Below are entries; repeat exactly, and nothing else, the lines from the one holding "Convert this chart" through the one holding "Chart.register(...registerables);", inclusive. Leave the pictures out.

□ □ □

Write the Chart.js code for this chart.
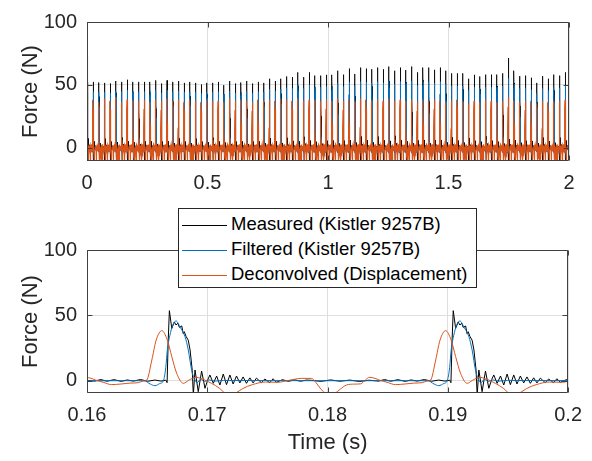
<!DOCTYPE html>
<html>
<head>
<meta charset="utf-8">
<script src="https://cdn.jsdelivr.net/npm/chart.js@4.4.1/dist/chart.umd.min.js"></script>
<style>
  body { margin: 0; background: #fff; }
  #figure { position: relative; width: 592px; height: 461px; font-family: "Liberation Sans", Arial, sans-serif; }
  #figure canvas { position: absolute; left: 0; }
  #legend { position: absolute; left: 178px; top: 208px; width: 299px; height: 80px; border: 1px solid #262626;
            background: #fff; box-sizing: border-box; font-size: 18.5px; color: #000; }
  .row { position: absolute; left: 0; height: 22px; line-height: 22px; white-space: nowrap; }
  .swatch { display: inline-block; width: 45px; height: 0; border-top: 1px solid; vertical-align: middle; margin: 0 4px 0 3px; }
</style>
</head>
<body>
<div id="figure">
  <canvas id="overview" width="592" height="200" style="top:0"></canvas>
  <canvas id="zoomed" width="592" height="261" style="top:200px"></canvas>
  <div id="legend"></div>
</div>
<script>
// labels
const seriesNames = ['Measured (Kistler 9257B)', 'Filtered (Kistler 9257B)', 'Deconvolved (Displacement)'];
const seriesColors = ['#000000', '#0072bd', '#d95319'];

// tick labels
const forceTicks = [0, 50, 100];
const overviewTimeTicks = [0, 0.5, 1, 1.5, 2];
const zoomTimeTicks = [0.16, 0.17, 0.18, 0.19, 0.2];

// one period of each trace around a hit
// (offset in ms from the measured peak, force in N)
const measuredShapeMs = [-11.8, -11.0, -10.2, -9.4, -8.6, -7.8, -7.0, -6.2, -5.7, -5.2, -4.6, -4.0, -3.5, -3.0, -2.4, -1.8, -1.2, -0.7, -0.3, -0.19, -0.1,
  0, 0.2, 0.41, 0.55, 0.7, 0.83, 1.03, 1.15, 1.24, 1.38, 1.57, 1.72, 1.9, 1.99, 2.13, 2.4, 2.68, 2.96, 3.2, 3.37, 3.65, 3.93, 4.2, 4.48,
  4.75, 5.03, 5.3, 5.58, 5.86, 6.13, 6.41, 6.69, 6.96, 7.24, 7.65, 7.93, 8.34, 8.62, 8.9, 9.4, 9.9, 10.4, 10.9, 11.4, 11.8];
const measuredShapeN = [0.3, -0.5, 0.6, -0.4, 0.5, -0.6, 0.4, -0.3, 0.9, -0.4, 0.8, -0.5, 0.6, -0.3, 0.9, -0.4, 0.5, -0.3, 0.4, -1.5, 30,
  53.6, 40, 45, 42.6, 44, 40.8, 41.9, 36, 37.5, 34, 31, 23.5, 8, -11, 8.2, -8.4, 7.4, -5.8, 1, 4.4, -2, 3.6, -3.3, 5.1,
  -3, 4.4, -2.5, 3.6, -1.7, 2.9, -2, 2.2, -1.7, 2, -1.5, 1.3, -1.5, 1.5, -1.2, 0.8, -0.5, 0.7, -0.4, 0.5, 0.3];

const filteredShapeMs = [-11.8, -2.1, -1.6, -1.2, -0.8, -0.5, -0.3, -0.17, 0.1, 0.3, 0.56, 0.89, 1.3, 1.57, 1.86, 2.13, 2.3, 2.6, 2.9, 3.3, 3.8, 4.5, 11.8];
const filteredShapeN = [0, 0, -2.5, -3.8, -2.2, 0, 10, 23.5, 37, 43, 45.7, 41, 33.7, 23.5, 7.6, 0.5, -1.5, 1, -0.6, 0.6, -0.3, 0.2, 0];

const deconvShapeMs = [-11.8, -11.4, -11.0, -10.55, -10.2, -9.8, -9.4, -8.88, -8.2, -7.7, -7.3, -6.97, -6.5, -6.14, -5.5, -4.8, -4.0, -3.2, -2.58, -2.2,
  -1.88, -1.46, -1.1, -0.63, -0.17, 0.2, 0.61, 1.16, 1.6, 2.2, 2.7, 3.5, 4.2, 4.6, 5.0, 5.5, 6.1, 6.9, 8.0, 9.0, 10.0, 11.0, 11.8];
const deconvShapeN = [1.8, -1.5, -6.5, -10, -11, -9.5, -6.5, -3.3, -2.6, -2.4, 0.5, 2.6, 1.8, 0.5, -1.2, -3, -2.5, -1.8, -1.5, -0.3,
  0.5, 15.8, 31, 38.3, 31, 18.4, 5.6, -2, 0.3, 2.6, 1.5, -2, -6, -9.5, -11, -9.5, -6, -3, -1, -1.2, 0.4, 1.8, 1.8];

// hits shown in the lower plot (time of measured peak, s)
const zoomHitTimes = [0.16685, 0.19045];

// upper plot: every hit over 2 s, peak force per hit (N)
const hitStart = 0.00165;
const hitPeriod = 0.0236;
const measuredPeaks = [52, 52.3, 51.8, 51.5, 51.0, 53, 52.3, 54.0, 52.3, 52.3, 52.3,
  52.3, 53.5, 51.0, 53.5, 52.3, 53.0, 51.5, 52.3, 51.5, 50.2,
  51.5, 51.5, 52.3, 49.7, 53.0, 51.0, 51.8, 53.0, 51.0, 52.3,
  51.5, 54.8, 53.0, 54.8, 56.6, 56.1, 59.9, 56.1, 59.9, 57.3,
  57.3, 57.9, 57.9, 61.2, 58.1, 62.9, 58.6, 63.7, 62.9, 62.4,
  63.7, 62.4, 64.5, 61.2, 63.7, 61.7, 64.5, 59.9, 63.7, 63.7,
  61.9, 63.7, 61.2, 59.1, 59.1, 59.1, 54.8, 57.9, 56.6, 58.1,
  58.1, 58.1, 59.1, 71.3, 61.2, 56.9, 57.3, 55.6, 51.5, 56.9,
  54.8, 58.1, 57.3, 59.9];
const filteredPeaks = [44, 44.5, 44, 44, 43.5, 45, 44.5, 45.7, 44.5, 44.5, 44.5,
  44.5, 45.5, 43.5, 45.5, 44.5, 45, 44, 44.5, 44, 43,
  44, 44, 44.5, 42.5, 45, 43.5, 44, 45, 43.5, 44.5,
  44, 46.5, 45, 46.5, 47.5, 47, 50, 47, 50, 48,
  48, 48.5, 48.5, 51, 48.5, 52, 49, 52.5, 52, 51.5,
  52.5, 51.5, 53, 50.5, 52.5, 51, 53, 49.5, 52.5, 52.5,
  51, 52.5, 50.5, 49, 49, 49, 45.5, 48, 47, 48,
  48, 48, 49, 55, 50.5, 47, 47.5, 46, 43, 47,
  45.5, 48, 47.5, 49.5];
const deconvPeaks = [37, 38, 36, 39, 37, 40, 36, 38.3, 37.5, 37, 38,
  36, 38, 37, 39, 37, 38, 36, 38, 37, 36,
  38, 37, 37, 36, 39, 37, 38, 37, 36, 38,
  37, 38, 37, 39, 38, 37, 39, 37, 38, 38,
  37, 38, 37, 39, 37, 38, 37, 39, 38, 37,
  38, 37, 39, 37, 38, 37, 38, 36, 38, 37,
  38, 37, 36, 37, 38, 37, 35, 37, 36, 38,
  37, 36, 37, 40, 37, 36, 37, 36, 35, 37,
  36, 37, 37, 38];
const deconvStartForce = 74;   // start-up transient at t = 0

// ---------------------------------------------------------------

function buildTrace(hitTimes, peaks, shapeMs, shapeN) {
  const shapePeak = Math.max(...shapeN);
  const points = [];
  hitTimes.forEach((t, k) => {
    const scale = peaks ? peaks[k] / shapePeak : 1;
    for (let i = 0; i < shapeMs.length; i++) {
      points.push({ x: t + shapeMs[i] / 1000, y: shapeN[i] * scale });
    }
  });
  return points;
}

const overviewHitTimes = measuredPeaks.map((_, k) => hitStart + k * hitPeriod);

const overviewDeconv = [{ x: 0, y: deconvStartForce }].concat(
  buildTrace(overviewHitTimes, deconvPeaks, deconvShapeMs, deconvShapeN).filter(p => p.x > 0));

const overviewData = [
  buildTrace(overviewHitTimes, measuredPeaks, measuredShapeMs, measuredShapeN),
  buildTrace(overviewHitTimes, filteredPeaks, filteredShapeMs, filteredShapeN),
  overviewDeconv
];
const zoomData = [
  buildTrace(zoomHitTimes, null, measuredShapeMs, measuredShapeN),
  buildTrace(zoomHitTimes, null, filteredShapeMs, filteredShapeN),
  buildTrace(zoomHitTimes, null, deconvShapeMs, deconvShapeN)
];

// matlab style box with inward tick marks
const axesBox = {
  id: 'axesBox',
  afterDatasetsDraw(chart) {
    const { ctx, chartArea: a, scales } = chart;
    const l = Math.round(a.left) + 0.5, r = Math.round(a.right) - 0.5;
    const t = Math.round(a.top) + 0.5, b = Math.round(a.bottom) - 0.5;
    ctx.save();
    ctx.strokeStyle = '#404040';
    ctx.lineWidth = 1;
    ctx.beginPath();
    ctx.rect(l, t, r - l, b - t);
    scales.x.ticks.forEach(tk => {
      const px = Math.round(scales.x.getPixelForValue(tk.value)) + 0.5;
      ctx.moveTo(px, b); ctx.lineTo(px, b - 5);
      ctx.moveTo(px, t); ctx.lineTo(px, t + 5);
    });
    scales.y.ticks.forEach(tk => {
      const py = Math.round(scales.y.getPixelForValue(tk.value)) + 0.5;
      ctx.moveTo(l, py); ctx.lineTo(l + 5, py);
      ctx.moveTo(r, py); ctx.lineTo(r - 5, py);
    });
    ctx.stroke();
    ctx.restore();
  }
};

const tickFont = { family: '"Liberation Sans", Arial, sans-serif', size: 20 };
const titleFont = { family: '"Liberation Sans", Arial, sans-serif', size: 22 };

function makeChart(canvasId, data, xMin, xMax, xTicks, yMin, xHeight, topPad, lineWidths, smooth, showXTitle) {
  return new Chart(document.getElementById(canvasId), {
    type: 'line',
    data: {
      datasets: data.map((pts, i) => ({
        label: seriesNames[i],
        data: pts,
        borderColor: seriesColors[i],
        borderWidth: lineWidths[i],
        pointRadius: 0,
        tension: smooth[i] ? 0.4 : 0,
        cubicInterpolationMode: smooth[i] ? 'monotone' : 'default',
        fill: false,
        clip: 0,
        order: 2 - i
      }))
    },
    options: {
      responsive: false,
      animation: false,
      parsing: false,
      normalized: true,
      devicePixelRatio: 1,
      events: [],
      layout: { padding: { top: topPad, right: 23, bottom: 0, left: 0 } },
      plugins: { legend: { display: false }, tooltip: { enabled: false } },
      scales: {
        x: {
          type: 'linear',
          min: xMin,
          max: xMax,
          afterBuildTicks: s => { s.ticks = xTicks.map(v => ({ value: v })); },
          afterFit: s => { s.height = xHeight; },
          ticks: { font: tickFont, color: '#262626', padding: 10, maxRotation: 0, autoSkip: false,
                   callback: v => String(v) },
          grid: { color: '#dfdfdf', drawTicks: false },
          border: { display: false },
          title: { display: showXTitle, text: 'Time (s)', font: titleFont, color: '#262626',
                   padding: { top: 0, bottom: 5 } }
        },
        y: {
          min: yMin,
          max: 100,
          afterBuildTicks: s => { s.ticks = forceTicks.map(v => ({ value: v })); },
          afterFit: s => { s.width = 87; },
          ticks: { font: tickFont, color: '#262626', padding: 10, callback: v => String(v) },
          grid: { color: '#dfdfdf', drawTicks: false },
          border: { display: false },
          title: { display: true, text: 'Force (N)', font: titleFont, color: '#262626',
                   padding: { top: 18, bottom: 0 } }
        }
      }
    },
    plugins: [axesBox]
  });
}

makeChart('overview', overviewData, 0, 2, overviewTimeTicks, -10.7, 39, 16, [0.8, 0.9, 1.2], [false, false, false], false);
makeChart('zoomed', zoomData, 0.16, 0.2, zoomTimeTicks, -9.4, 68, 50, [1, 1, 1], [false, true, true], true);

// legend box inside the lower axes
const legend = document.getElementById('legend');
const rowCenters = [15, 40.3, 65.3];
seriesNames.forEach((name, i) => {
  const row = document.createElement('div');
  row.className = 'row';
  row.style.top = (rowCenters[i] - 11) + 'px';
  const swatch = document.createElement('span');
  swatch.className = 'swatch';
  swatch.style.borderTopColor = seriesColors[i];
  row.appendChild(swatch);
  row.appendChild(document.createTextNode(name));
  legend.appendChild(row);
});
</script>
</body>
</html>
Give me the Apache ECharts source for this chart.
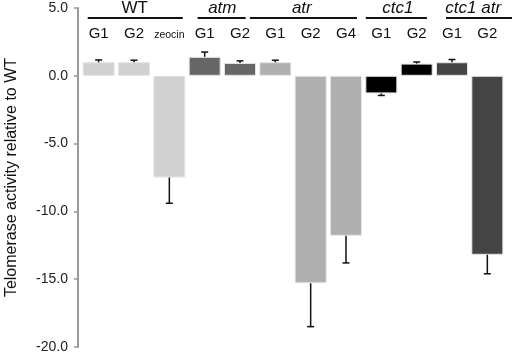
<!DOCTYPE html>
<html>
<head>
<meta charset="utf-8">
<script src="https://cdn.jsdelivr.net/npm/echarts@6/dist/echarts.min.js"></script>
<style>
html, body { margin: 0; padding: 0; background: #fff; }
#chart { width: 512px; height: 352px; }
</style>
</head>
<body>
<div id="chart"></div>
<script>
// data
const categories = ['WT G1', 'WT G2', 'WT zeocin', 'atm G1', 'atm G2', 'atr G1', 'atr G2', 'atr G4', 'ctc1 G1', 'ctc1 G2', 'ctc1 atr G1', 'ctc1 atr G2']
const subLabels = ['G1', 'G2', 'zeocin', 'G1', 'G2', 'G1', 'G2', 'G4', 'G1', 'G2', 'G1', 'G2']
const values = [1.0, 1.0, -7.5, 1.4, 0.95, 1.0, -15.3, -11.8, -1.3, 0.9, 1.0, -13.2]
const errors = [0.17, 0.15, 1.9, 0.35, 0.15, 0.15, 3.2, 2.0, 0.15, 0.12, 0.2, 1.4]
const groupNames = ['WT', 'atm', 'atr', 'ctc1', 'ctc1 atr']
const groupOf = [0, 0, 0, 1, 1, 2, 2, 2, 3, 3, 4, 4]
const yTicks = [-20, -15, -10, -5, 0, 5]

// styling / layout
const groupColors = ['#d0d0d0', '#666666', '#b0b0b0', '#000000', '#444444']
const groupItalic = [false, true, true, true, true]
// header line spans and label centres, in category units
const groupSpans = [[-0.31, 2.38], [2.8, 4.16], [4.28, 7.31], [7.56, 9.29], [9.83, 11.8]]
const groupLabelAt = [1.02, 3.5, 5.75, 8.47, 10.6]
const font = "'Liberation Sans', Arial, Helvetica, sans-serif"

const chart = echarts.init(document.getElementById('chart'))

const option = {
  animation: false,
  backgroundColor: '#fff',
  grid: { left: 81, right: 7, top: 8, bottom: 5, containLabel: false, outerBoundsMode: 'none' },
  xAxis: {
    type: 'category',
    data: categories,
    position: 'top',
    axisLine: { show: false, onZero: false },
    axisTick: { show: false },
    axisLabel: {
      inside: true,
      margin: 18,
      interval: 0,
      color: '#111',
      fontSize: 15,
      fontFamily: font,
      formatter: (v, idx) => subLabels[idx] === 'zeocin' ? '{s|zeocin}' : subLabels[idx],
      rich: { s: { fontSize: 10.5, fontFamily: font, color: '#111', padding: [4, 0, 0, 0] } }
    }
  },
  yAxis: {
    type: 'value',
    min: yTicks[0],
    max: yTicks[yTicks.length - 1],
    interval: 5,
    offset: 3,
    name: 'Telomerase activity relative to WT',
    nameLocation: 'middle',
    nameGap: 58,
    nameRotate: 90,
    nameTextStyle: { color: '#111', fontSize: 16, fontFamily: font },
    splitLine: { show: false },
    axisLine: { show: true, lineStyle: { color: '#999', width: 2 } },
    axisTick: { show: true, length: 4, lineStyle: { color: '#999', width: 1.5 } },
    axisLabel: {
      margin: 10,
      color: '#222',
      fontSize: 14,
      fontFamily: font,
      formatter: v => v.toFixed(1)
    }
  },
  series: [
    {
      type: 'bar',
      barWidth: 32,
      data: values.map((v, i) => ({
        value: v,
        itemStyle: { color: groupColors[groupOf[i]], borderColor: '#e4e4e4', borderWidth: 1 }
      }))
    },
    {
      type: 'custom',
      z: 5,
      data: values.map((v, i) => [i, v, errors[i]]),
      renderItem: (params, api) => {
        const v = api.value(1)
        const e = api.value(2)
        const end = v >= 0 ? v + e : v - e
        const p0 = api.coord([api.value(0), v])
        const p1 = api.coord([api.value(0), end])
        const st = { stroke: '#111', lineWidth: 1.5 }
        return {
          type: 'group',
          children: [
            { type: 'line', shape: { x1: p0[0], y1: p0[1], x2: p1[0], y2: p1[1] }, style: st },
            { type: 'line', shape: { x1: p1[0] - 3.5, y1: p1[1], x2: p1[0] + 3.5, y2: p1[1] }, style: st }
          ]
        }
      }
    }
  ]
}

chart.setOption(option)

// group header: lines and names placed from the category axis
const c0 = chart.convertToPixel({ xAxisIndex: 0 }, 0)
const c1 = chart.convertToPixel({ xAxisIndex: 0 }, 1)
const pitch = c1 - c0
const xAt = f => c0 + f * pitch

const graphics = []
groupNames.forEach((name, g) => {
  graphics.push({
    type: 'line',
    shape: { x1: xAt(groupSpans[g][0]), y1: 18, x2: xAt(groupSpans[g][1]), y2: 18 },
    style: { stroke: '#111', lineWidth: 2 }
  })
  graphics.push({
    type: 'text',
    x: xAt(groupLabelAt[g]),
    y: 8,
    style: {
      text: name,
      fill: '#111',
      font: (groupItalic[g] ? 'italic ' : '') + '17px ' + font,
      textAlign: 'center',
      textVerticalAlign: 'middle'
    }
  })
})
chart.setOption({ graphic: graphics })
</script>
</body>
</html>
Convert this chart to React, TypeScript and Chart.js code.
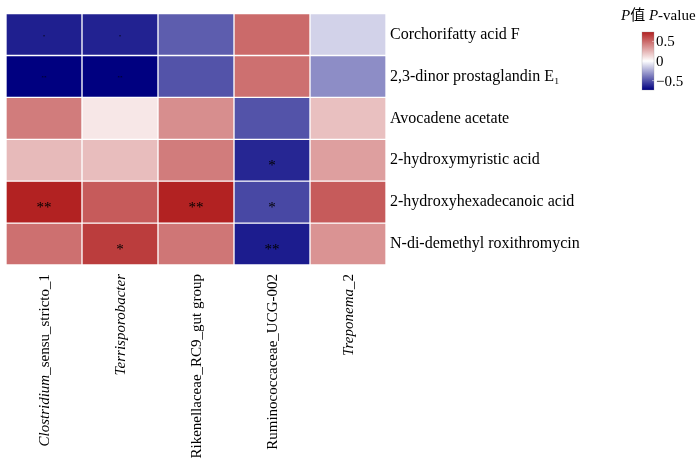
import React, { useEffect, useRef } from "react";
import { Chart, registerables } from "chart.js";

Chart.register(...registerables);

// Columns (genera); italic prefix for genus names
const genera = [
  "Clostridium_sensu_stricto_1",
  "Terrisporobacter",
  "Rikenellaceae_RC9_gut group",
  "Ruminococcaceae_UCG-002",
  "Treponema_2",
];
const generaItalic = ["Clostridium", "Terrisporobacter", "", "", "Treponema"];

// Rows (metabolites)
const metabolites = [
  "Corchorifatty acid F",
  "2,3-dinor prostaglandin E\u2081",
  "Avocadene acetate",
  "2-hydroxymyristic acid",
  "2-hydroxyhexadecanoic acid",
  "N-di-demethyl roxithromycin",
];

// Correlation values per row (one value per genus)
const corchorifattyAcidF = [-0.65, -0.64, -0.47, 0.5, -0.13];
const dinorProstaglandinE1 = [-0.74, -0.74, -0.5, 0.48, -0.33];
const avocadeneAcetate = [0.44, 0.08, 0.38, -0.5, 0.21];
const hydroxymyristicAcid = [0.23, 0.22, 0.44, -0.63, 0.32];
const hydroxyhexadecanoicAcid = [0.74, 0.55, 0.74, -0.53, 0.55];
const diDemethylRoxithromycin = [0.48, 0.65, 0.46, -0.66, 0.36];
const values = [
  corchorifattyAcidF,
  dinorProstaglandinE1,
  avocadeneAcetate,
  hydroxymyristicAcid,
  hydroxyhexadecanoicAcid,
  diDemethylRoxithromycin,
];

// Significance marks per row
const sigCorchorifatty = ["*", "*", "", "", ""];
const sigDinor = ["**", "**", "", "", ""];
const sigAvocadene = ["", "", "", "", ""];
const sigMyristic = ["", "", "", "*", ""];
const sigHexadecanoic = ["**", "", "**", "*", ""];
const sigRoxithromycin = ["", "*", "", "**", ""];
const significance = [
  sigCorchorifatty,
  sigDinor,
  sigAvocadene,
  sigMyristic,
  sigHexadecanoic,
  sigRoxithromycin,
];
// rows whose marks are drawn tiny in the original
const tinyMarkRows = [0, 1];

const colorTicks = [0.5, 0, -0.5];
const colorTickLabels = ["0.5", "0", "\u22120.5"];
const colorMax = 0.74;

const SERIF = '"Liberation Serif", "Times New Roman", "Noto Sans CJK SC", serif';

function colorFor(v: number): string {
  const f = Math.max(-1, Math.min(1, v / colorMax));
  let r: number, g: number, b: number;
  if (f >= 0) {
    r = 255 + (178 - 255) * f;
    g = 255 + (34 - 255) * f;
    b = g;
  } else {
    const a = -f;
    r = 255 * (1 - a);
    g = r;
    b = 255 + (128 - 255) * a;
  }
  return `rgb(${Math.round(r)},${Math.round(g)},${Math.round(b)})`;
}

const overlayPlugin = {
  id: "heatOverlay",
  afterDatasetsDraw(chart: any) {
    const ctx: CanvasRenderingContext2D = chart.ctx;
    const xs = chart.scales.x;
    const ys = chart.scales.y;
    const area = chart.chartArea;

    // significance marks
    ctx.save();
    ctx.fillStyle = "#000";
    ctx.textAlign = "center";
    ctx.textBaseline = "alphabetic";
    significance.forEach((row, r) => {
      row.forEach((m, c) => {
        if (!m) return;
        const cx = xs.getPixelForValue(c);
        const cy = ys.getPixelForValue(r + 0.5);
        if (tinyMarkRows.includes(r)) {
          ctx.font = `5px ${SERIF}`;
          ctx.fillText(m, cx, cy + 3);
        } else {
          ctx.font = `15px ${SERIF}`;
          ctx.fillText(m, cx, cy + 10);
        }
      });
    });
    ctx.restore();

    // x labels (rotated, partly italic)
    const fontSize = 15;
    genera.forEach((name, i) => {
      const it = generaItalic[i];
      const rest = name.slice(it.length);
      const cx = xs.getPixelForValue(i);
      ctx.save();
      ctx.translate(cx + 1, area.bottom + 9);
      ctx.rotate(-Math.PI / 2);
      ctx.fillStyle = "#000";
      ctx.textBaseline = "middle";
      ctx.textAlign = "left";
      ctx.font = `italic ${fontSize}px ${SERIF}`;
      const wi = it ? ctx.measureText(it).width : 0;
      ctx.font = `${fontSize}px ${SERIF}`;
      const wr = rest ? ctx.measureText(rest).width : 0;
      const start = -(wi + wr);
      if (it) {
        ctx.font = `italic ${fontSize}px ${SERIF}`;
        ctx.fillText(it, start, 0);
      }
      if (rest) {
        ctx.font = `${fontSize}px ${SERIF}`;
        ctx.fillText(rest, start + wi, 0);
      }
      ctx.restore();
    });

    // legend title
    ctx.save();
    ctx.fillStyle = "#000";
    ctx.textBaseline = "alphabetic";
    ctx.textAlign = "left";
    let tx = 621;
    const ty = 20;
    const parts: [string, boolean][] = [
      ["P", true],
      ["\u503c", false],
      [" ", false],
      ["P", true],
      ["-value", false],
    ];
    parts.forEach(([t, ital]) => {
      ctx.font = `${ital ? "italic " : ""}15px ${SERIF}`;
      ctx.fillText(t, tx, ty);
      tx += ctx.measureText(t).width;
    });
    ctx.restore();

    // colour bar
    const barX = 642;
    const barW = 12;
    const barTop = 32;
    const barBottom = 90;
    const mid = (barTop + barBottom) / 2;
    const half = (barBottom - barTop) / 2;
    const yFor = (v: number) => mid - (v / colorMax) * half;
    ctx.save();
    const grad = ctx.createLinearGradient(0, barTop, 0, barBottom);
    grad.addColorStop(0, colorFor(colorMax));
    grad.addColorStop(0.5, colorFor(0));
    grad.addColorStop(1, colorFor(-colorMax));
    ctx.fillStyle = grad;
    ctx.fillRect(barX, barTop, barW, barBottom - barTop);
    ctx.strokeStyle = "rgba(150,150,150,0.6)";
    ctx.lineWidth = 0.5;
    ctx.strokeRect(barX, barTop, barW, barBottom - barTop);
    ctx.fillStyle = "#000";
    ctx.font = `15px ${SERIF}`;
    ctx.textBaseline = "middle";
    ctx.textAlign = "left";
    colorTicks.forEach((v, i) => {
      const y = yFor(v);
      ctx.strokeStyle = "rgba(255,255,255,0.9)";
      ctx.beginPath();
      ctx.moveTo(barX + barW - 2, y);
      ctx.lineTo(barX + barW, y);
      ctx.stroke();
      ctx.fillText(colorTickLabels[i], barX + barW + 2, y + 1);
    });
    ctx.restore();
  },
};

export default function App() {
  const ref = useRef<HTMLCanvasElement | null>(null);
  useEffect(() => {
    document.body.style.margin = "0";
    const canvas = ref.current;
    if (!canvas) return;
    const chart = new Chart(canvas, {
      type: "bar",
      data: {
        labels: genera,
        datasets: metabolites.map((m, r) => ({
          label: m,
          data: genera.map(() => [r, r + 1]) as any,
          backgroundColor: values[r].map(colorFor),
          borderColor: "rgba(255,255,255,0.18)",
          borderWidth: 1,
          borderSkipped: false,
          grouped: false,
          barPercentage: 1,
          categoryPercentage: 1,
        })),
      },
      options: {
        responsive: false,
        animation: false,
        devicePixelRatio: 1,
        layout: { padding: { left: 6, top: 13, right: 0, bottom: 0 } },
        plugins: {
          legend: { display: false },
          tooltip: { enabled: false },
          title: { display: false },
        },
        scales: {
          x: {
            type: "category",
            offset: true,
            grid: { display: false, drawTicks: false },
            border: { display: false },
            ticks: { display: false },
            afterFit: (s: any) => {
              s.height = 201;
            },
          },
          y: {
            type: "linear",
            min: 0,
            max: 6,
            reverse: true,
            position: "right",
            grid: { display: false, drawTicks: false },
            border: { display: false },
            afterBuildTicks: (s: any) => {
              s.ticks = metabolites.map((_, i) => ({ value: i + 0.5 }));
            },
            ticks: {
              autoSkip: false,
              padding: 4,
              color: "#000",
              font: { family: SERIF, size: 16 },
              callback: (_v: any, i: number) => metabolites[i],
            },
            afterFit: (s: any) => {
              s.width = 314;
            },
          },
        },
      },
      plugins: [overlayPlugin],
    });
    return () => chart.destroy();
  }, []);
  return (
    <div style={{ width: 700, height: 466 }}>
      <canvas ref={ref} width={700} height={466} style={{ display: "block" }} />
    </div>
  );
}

□ □ □

## [Result of the exercise]
Convert this chart to React, TypeScript and Chart.js code.
import React, { useEffect, useRef } from "react";
import { Chart, registerables } from "chart.js";

Chart.register(...registerables);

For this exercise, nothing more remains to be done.